Tuesday, September 6, 2011

All About "bogus & dubious patents"

It's pretty well known that Google does not like what is calls "dubious patents". This recent post by David Drummond, Google Cheif Legal Officer, blames Microsoft, among other companies for attacking the Android licensees with infringement cases wrt bogus patents. So what really are "dubious" or "bogus" patents?


A "good" patent is one which conforms to the N.U.N. test, where

N = Novelty, i.e. it's a new idea or invention.
U = Utility, i.e. it has commercial use.
N = Non-obvious, i.e. it involves innovation and not something quite obvious to the industry.
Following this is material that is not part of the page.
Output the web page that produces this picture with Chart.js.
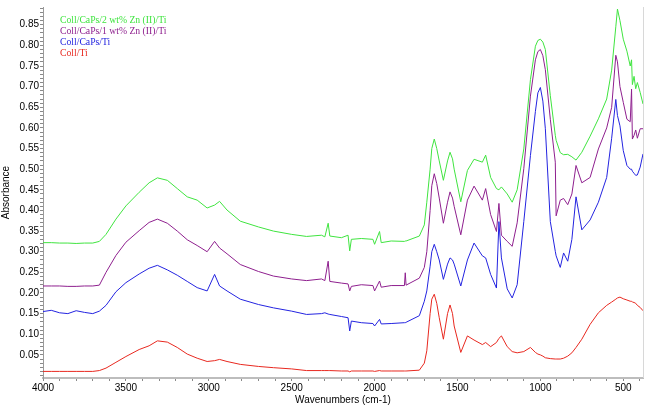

"Bogus" patents are those that fail in one or more of the above areas. In his paper on "Injunctions, Hold Up & Patent Royalties", Carl Shapiro uses the term "questionable patents" to describe this. He further states 
[These questionable patents were] likely to be invalid or contain overly broad claims. The National Academies of Science (2004) expressed concern that many patents are issued for inventions that should in fact be considered “obvious”...



Bogus patents fail in either novelty (too broad claims that are not inventive) or non-obviousness (inventive, but obvious). There are examples of many patents like this. Take a look at the patent "Method for distributing non real-time media in a non real-time media distribution system, a related system, a related media server and media client" from Alcatel-Lucent. All it seems to claim is sending media from a server to a client based on messages sent between the two! Pretty wide claims, IMHO. Also, here is a Motorola patent (one of the many that Google paid 12 billion for?).



A ridiculously simple patent. The "invention" involves lowering the display resolution when the battery level on the device is low. 

These are examples of how some patents are granted without good analysis of if the claims are obvious or known industry-wide.